▸ Provided records
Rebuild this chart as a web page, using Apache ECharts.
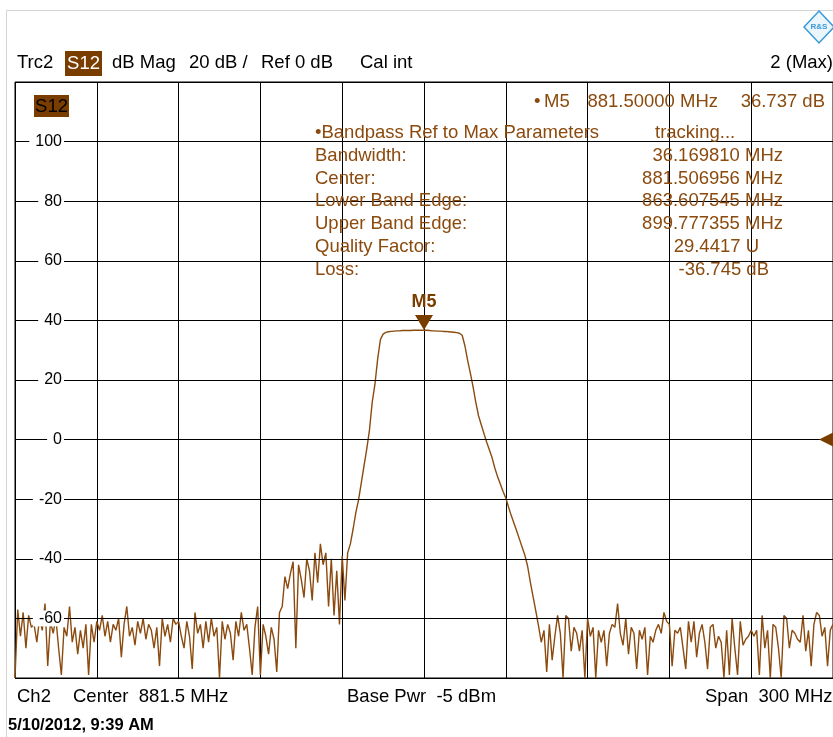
<!DOCTYPE html>
<html><head><meta charset="utf-8">
<script src="https://cdn.jsdelivr.net/npm/echarts@6/dist/echarts.min.js"></script>
<style>html,body{margin:0;padding:0;background:#fff}#c{width:833px;height:737px}</style>
</head><body><div id="c"></div>
<script>
// ---- data ----
const freqStart = 731.5;   // MHz (center 881.5, span 300)
const freqStep = 1.0;      // MHz per sweep point
const s12dB = [
 -80,-57,-66,-58,-70,-59,-63,-62,-68,-60,
 -64,-55,-76,-61,-65,-60,-70,-79,-63,-66,
 -56,-68,-63,-72,-64,-70,-62,-79,-62,-68,
 -61,-64,-59,-66,-61,-68,-62,-64,-60,-73,
 -62,-56,-66,-63,-69,-61,-65,-60,-67,-62,
 -64,-70,-63,-76,-60,-66,-62,-68,-60,-62,
 -61,-66,-70,-61,-66,-77,-58,-65,-62,-70,
 -61,-68,-60,-66,-63,-80,-61,-67,-62,-65,
 -74,-61,-66,-58,-64,-62,-70,-79,-63,-56,
 -79,-62,-66,-72,-63,-67,-78,-58,-56,-46,
 -50,-45,-41,-70,-42,-47,-53,-40,-44,-54,
 -38,-48,-35,-42,-38,-56,-40,-59,-44,-62,
 -39,-54,-38,-35,-30,-24.5,-20.2,-14.5,-8.8,-3.2,
 3.2,12.5,18.5,27,33.5,35.4,36.0,36.2,36.3,36.4,
 36.5,36.5,36.6,36.6,36.6,36.6,36.7,36.7,36.7,36.7,
 36.737,36.7,36.6,36.5,36.5,36.4,36.4,36.3,36.3,36.2,
 36.1,36.0,35.9,35.7,35.0,31.5,26.6,22.3,17.7,12.5,
 8.0,5.0,2.0,-0.9,-3.5,-6.2,-9.6,-12.5,-14.9,-17.4,
 -19.6,-22.6,-25.5,-28.1,-30.7,-33.4,-36.1,-38.8,-42.5,-47.8,
 -52.7,-57.5,-62.5,-68,-64,-78,-62,-74,-66,-59,
 -65,-80,-59,-60,-71,-63,-65,-71,-64,-80,
 -60,-66,-63,-80,-64,-68,-64,-76,-65,-62,
 -63,-55,-65,-69,-60,-72,-63,-65,-77,-64,
 -67,-63,-79,-66,-68,-64,-62,-65,-58,-61,
 -62,-76,-64,-65,-63,-70,-77,-61,-68,-61,
 -73,-65,-62,-68,-77,-63,-62,-70,-66,-68,
 -80,-64,-79,-60,-70,-79,-61,-69,-67,-66,
 -64,-66,-64,-79,-59,-70,-64,-80,-62,-63,
 -70,-80,-59,-60,-70,-64,-65,-67,-68,-59,
 -71,-64,-76,-62,-58,-59,-66,-63,-76,-64,
 -62
];
const yMin = -80, yMax = 120, yStep = 20;
const xDivisionPoints = 30;            // sweep points per grid division
const markerName = 'M5';
const markerFreq = '881.5';
const markerValue = 36.737;
const refLevel = 0;
const lastFreq = '1031.5';

const headerTexts = [
  ['Trc2', 17], ['dB Mag', 112], ['20 dB /', 189], ['Ref 0 dB', 261], ['Cal int', 360]
];
const bandpassLabels = ['Bandwidth:', 'Center:', 'Lower Band Edge:', 'Upper Band Edge:', 'Quality Factor:', 'Loss:'];
const bandpassValues = ['36.169810 MHz', '881.506956 MHz', '863.607545 MHz', '899.777355 MHz', '29.4417 U', '-36.745 dB'];
const footerTexts = [['Ch2', 17], ['Center  881.5 MHz', 73], ['Base Pwr  -5 dBm', 347], ['Span  300 MHz', 705]];

// ---- chart ----
const freqLabels = s12dB.map((_, i) => (freqStart + i * freqStep).toFixed(1));
const BROWN = '#8b4a0e', BOX = '#7a3d00';
const FF = '"Liberation Sans", Arial, sans-serif';
const F = (s, b) => (b ? 'bold ' : '') + s + 'px ' + FF;

function T(text, x, y, o) {
  o = o || {};
  return {
    type: 'text', z: 100,
    style: {
      text: text, x: x, y: y, font: o.font || F(18.5), fill: o.fill || '#000',
      align: o.align || 'left', textAlign: o.align || 'left',
      verticalAlign: 'middle', textVerticalAlign: 'middle'
    }
  };
}

const graphic = [];
graphic.push({ type: 'rect', z: 0, shape: { x: 6.5, y: 10.5, width: 900, height: 800 },
  style: { fill: 'none', stroke: '#d4d4d4', lineWidth: 1 } });
// logo
graphic.push({ type: 'polygon', z: 100, shape: { points: [[819, 11], [834, 27], [819, 43], [804, 27]] },
  style: { fill: '#eaf5fc', stroke: '#3a9ad9', lineWidth: 1.5 } });
graphic.push(T('R&S', 819, 27, { font: F(8, true), fill: '#3a9ad9', align: 'center' }));
headerTexts.forEach(h => graphic.push(T(h[0], h[1], 63)));
graphic.push({ type: 'rect', z: 100, shape: { x: 65, y: 51, width: 37, height: 25 }, style: { fill: BOX } });
graphic.push(T('S12', 83.5, 63.5, { fill: '#fff', align: 'center' }));
graphic.push(T('2 (Max)', 833, 63, { align: 'right' }));
graphic.push({ type: 'rect', z: 100, shape: { x: 34, y: 95, width: 35, height: 22 }, style: { fill: BOX } });
graphic.push(T('S12', 51.5, 106.5, { fill: '#000', align: 'center' }));
// marker readout
graphic.push(T('\u2022', 534, 102, { fill: BROWN }));
graphic.push(T(markerName, 544, 102, { fill: BROWN }));
graphic.push(T('881.50000 MHz', 718, 102, { fill: BROWN, align: 'right' }));
graphic.push(T('36.737 dB', 825, 102, { fill: BROWN, align: 'right' }));
// bandpass block
graphic.push(T('\u2022Bandpass Ref to Max Parameters', 315, 133, { fill: BROWN }));
graphic.push(T('tracking...', 655, 133, { fill: BROWN }));
const valueRight = [783, 783, 783, 783, 759, 769];
bandpassLabels.forEach((l, i) => {
  const y = 156 + i * 22.7;
  graphic.push(T(l, 315, y, { fill: BROWN }));
  graphic.push(T(bandpassValues[i], valueRight[i], y, { fill: BROWN, align: 'right' }));
});
footerTexts.forEach(f => graphic.push(T(f[0], f[1], 697)));
graphic.push(T('5/10/2012, 9:39 AM', 8, 725, { font: F(16.5, true) }));

const chart = echarts.init(document.getElementById('c'), null, { renderer: 'canvas' });
chart.setOption({
  animation: false,
  backgroundColor: '#fff',
  grid: { left: 15, right: -2, top: 82, bottom: 59, show: true, borderColor: '#000', borderWidth: 1, backgroundColor: 'transparent' },
  xAxis: {
    type: 'category', data: freqLabels, boundaryGap: false,
    axisLine: { show: false }, axisTick: { show: false }, axisLabel: { show: false },
    splitLine: { show: true, interval: xDivisionPoints - 1, lineStyle: { color: '#000', width: 1 } }
  },
  yAxis: {
    type: 'value', min: yMin, max: yMax, interval: yStep,
    axisLine: { show: false }, axisTick: { show: false },
    splitLine: { show: true, lineStyle: { color: '#000', width: 1 } },
    axisLabel: {
      inside: true, margin: 49, align: 'right', color: '#000', fontSize: 16, fontFamily: FF,
      backgroundColor: '#fff', padding: [0, 2, 0, 6], showMinLabel: false, showMaxLabel: false
    },
    z: 3
  },
  graphic: graphic,
  series: [{
    type: 'line', data: s12dB, showSymbol: false, clip: true,
    lineStyle: { color: BROWN, width: 1.4 }, itemStyle: { color: BROWN },
    z: 2,
    markPoint: {
      silent: true, animation: false,
      data: [
        {
          coord: [markerFreq, markerValue], symbol: 'triangle', symbolRotate: 180,
          symbolSize: [18, 15], symbolOffset: [0, -7.5], itemStyle: { color: BOX },
          label: { show: true, formatter: markerName, position: 'top', distance: 4, color: BOX,
            fontWeight: 'bold', fontSize: 18, fontFamily: FF }
        },
        {
          coord: [lastFreq, refLevel], symbol: 'triangle', symbolRotate: 90,
          symbolSize: [14, 14], symbolOffset: [-7, 0], itemStyle: { color: BOX },
          label: { show: false }
        }
      ]
    }
  }]
});
</script></body></html>
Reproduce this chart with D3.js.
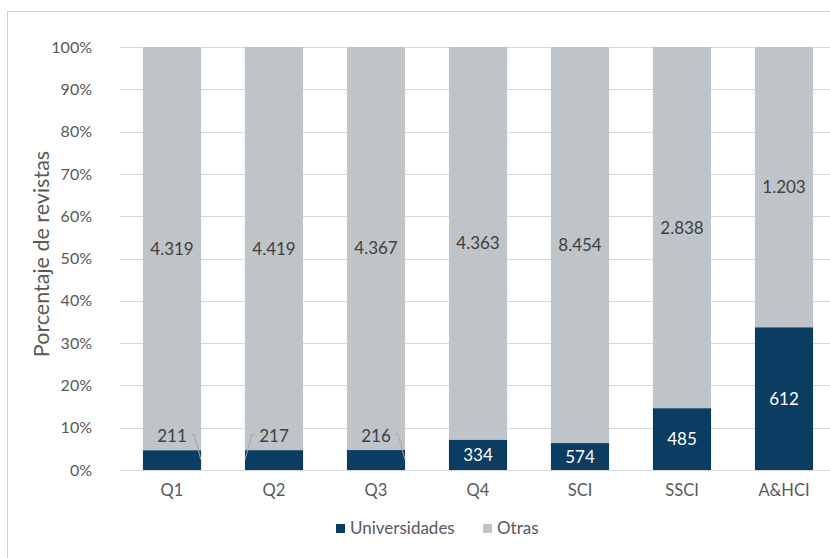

▸ Set problem
Only lines with the word "this" are wanted, so copy each one from the records.

▸ Response below
Rebuild this chart as a web page, using Apache ECharts.
Reproduce this chart with D3.js.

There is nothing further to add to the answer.